I thought n-layers was the number of layers. But when I looked at the code, I realized that it means that one layer is used as nlayers. I think this means that whether I insert the number of layer such as 16 or 32, the number of layer is always one. May I ask why you implement the code like this? or Did I misunderstand?

And I also want to ask, if I want to check the model performance, what is the order of the Model, do I just pile the layer G2 up?

Hamsss avatar Mar 11 '24 14:03 Hamsss

Thanks for reaching out. It is a multi-layer GNN, however, in our case we share the same parameters among the different layers. That's why we do the for-loop over the number of layers, but calling the same GNN each time. The reason for that is:

  1. it gives the same and sometimes better performance than using different weights for each layer
  2. it corresponds to a graph-dynamical system modeled by a differential equation (please look at our paper for that)

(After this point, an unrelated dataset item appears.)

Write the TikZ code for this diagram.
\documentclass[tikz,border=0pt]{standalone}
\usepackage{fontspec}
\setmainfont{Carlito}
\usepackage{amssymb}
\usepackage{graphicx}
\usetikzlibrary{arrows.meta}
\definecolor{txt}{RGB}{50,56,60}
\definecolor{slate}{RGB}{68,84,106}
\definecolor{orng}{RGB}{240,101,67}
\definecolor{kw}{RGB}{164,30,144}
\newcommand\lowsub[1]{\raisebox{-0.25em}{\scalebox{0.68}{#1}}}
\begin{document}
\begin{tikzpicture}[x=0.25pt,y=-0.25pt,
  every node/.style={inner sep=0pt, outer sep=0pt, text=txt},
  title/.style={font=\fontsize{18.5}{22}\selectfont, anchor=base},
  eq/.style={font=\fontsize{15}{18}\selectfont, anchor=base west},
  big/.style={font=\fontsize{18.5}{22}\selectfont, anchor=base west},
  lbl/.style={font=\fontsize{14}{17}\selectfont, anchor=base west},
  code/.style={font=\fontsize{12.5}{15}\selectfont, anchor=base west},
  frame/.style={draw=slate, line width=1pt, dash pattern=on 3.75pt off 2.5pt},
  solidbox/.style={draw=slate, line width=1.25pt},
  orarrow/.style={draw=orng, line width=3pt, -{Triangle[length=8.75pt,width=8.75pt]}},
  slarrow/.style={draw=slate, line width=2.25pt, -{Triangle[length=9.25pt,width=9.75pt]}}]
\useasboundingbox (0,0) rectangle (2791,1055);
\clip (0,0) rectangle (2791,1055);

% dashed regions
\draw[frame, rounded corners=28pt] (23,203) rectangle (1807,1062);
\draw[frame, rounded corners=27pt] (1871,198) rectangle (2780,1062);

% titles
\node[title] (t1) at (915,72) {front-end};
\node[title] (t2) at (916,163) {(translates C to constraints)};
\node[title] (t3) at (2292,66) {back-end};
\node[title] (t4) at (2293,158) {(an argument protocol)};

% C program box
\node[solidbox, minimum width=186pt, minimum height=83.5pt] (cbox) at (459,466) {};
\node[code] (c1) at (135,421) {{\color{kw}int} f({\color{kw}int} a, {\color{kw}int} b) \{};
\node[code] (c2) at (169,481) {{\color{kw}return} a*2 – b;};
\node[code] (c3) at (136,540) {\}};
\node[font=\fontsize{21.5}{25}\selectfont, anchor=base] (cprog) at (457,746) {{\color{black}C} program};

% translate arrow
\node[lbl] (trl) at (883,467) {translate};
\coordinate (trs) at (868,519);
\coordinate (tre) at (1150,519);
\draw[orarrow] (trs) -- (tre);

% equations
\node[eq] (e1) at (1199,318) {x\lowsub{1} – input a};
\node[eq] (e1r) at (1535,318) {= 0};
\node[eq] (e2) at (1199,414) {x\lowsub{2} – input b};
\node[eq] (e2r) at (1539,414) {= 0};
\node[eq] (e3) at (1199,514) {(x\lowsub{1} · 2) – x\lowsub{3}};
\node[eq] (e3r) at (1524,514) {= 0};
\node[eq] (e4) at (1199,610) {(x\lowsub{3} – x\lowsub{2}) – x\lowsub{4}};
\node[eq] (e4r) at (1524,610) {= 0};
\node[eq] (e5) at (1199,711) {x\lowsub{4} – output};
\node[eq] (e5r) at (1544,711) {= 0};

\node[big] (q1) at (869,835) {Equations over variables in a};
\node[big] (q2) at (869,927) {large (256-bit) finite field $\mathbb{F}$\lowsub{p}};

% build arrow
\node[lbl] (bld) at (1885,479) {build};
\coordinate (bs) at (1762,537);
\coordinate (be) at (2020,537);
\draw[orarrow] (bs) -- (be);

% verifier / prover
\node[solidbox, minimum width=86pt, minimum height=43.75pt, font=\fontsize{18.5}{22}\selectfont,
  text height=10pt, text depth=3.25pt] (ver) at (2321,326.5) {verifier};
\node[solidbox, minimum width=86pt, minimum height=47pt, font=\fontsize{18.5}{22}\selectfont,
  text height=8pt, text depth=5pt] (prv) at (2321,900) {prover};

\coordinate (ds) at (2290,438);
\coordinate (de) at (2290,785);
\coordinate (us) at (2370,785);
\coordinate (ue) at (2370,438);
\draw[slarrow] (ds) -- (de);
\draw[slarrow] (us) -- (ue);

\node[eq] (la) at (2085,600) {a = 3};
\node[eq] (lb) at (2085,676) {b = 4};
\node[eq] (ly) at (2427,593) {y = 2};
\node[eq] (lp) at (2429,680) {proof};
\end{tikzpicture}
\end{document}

I don't understand your second question, i.e., about checking the model performance.

tk-rusch avatar Mar 11 '24 14:03 tk-rusch

Thank you so much for your answer. I really appreciate it. I was only thinking of layers with different parameters.

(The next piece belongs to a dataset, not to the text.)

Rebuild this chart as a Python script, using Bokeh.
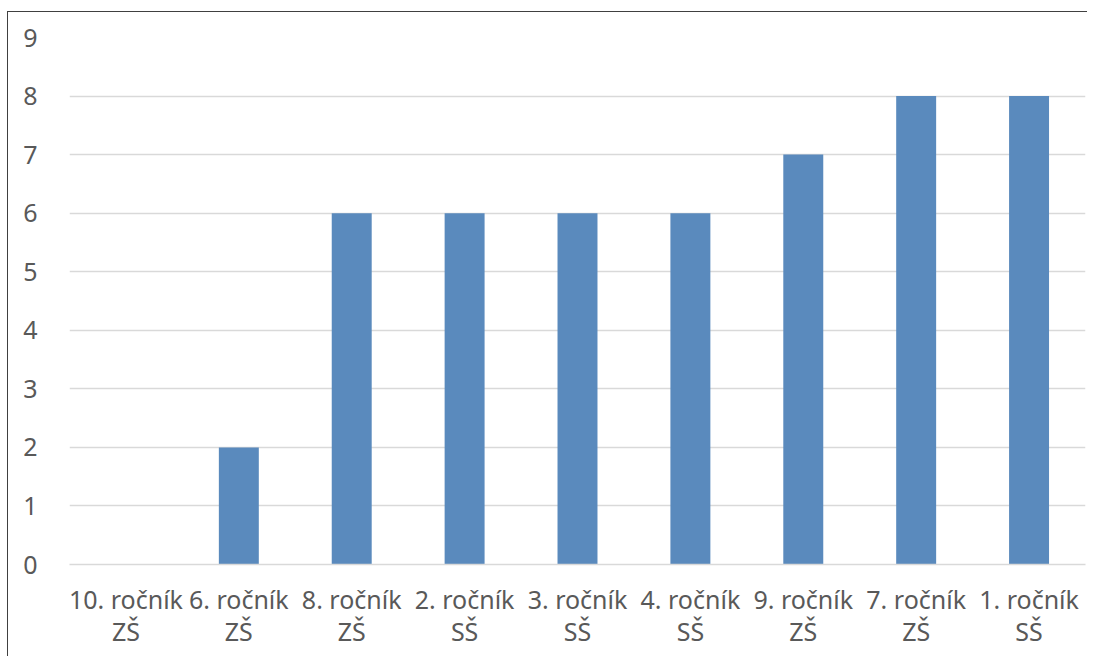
from bokeh.plotting import figure
from bokeh.models import FactorRange, ColumnDataSource, FixedTicker
from bokeh.embed import file_html
from bokeh.resources import INLINE

categories = ["10. ročník\nZŠ", "6. ročník\nZŠ", "8. ročník\nZŠ", "2. ročník\nSŠ",
              "3. ročník\nSŠ", "4. ročník\nSŠ", "9. ročník\nZŠ", "7. ročník\nZŠ", "1. ročník\nSŠ"]
values = [0, 2, 6, 6, 6, 6, 7, 8, 8]
y_ticks = [0, 1, 2, 3, 4, 5, 6, 7, 8, 9]

src = ColumnDataSource(dict(cat=categories, val=values))

p = figure(x_range=FactorRange(*categories, range_padding=0), y_range=(0, 9),
           width=1080, height=645, output_backend="svg", toolbar_location=None,
           min_border_left=61, min_border_right=3, min_border_top=25, min_border_bottom=93)
p.margin = (11, 0, 0, 7)
p.styles = {"border-left": "1px solid #404040", "border-top": "1px solid #404040",
            "border-right": "0px none", "border-bottom": "0px none"}
p.vbar(x="cat", top="val", width=0.354, source=src, color="#5A8ABD", line_color=None)

p.outline_line_color = None
p.xgrid.grid_line_color = None
p.ygrid.grid_line_color = "#D9D9D9"
p.ygrid.grid_line_width = 1.5
p.yaxis.ticker = FixedTicker(ticks=y_ticks)
p.yaxis.axis_line_color = None
p.yaxis.major_tick_line_color = None
p.yaxis.minor_tick_line_color = None
p.yaxis.major_label_standoff = 26
p.xaxis.axis_line_color = "#D9D9D9"
p.xaxis.axis_line_width = 1.5
p.xaxis.major_tick_line_color = None
p.xaxis.minor_tick_line_color = None
p.xaxis.major_label_standoff = 11
for ax in (p.xaxis, p.yaxis):
    ax.major_label_text_font = "Noto Sans"
    ax.major_label_text_font_size = "25px"
    ax.major_label_text_color = "#595959"
p.xaxis.major_label_text_line_height = 0.95

open("out.html", "w").write(file_html(p, INLINE))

And the second question mean is, I just want to run this code on the condition of different parameters among the different layers.

Hamsss avatar Mar 12 '24 02:03 Hamsss

@Hamsss Did you have any success in adapting it to non-shared parameters.

@tk-rusch Is this a requirement for the Gradient Gating framework to work? Sorry if this is a novice question.

Thanks you both in advance.

bjarkedc avatar Apr 12 '24 14:04 bjarkedc

No, it's absolutely not! You can extend it to using different parameters among different layers by simply:

self.convs = nn.ModuleList()
for i in range(nlayers):
  self.convs.append(GCNConv(nhid, nhid))

and then in forward():

for i in range(self.nlayers):
  X_ = torch.relu(self.convs[i](X, edge_index))

You can do the same for the GG layers.

tk-rusch avatar Apr 12 '24 15:04 tk-rusch

@tk-rusch Thank you for the swift reply and example.

bjarkedc avatar Apr 15 '24 06:04 bjarkedc

@tk-rusch Just to be clear, I can have multiple layers that do not share weights, and I can apply a gradient gate to each of these layers. Is that correctly understood? This does not break anything on the theoretical side, correct? Thank you in advance! Sorry for the spam.